> **Task brief**
Will you return, word for word, only the lines from the top of the data below down to and including the one with "var yTicks = [0, 4, 8, 12, 16];"?

■ ■ ■ ■

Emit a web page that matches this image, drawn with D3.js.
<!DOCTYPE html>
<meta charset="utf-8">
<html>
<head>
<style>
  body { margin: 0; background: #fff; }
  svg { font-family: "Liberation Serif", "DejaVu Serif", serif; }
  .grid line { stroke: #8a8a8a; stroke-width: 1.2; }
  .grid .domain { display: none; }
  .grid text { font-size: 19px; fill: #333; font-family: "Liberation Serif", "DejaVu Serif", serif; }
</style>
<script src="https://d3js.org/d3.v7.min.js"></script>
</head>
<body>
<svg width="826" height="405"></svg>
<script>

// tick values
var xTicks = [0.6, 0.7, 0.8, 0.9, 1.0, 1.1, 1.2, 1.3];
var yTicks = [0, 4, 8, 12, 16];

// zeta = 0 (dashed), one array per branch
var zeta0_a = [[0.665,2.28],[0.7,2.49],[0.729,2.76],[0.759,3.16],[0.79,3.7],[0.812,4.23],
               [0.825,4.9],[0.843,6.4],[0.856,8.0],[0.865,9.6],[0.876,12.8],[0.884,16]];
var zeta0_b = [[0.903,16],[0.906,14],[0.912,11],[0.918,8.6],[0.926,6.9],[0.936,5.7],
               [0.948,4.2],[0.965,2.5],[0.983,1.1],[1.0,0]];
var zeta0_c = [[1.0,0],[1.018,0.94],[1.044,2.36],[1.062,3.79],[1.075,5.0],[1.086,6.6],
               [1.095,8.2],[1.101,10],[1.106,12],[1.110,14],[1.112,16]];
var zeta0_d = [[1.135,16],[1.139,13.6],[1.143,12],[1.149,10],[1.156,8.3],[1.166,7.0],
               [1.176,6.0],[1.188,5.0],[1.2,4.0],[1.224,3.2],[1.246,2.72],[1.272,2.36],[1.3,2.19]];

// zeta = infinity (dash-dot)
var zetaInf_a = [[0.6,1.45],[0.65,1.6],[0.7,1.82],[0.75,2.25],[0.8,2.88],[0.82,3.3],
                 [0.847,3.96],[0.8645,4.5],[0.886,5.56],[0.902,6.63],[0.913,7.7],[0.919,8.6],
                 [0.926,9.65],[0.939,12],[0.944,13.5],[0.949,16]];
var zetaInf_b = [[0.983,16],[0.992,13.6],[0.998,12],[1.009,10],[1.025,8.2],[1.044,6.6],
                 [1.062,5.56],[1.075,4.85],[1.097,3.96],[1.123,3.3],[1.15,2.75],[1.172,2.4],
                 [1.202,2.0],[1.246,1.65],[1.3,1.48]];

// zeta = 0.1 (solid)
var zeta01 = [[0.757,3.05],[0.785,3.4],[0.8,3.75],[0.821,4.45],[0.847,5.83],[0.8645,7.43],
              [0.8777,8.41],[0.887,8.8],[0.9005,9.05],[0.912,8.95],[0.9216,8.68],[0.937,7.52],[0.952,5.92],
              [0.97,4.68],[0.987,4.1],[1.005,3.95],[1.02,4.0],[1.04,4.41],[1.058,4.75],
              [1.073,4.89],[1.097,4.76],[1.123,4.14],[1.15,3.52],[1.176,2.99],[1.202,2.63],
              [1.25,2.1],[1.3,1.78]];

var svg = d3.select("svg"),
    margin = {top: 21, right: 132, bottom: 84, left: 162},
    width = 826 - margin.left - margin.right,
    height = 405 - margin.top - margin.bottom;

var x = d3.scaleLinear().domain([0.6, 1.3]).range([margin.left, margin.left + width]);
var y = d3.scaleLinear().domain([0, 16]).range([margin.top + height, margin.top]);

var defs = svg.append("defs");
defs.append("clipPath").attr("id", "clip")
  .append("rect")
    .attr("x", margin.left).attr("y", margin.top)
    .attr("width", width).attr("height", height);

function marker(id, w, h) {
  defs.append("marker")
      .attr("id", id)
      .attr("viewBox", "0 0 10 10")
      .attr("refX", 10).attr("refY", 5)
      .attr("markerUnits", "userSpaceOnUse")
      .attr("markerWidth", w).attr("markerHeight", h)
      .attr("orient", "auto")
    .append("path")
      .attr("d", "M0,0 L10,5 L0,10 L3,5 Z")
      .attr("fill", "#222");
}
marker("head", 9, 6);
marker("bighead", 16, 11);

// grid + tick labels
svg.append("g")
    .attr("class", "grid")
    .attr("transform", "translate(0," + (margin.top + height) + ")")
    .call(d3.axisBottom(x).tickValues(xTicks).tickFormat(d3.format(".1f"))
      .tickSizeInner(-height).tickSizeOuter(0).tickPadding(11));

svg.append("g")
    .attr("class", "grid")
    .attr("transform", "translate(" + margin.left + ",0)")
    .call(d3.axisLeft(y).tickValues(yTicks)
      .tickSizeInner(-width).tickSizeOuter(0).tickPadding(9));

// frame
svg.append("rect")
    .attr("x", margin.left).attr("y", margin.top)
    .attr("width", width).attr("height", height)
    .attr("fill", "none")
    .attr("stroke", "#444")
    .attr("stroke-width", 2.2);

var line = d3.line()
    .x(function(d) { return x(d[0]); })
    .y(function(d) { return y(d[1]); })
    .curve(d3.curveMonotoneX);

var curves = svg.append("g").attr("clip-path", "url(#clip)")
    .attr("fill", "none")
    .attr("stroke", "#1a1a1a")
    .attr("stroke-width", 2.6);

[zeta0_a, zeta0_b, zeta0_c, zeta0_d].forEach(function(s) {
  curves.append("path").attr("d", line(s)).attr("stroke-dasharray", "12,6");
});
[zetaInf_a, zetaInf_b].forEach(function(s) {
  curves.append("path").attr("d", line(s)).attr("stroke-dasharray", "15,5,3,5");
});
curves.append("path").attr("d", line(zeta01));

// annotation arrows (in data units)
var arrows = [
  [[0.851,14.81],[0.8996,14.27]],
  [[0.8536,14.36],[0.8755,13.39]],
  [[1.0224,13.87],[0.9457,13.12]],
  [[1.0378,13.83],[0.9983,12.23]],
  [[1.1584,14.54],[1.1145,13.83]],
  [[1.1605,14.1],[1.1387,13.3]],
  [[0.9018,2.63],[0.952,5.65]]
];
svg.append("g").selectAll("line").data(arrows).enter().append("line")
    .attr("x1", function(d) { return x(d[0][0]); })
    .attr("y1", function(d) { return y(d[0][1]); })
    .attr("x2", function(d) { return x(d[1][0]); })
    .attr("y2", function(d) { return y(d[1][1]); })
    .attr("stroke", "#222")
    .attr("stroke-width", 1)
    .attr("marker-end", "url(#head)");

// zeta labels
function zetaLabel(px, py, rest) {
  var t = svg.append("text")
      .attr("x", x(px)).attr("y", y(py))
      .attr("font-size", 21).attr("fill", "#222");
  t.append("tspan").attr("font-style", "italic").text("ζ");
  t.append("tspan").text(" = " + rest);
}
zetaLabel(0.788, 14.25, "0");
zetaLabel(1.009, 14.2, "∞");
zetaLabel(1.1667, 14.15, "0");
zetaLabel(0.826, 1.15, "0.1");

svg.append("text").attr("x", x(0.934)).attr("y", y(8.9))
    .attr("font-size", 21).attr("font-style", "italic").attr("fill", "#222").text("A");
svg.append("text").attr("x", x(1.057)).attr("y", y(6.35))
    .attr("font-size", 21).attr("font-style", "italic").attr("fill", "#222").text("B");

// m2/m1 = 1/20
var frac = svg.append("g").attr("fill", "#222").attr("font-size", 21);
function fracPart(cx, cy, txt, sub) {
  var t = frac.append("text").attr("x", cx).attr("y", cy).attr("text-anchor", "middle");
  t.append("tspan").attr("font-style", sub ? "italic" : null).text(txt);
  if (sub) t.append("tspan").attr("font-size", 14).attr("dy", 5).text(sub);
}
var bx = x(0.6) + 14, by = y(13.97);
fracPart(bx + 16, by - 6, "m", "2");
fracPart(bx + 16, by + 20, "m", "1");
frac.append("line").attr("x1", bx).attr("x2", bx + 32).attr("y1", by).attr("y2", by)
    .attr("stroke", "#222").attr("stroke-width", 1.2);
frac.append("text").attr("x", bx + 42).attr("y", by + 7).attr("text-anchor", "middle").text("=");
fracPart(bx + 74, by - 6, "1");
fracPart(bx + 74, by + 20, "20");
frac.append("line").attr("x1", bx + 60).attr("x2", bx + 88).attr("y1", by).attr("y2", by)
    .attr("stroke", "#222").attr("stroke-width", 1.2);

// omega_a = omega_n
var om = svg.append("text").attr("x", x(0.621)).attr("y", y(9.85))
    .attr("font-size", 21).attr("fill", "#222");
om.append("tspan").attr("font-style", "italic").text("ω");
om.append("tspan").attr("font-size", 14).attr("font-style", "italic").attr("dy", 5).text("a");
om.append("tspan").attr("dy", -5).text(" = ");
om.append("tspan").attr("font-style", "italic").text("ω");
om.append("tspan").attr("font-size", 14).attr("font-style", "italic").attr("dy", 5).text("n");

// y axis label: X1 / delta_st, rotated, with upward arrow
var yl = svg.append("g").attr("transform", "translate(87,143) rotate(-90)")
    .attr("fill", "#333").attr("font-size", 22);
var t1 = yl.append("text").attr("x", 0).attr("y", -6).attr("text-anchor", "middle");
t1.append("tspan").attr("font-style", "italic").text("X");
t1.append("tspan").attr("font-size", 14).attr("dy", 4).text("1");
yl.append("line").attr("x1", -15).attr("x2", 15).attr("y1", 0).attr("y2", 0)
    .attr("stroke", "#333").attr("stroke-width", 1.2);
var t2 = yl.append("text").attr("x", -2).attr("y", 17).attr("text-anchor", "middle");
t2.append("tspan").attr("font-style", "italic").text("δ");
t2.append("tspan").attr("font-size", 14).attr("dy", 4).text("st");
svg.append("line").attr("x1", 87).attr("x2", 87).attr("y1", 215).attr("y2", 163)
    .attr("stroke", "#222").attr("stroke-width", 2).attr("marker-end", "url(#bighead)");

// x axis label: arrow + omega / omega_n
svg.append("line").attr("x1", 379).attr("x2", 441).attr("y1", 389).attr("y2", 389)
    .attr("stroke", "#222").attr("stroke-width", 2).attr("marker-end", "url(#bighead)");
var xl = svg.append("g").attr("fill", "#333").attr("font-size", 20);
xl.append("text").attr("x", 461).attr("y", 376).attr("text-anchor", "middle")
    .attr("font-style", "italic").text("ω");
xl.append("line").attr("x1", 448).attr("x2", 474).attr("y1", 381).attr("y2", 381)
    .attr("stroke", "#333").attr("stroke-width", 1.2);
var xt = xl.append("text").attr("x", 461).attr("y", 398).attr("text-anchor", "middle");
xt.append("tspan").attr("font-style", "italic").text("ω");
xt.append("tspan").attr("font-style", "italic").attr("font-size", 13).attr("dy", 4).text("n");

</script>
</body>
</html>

■ ■ ■ ■

> **Exercise answer**
Emit a web page that matches this image, drawn with D3.js.
<!DOCTYPE html>
<meta charset="utf-8">
<html>
<head>
<style>
  body { margin: 0; background: #fff; }
  svg { font-family: "Liberation Serif", "DejaVu Serif", serif; }
  .grid line { stroke: #8a8a8a; stroke-width: 1.2; }
  .grid .domain { display: none; }
  .grid text { font-size: 19px; fill: #333; font-family: "Liberation Serif", "DejaVu Serif", serif; }
</style>
<script src="https://d3js.org/d3.v7.min.js"></script>
</head>
<body>
<svg width="826" height="405"></svg>
<script>

// tick values
var xTicks = [0.6, 0.7, 0.8, 0.9, 1.0, 1.1, 1.2, 1.3];
var yTicks = [0, 4, 8, 12, 16];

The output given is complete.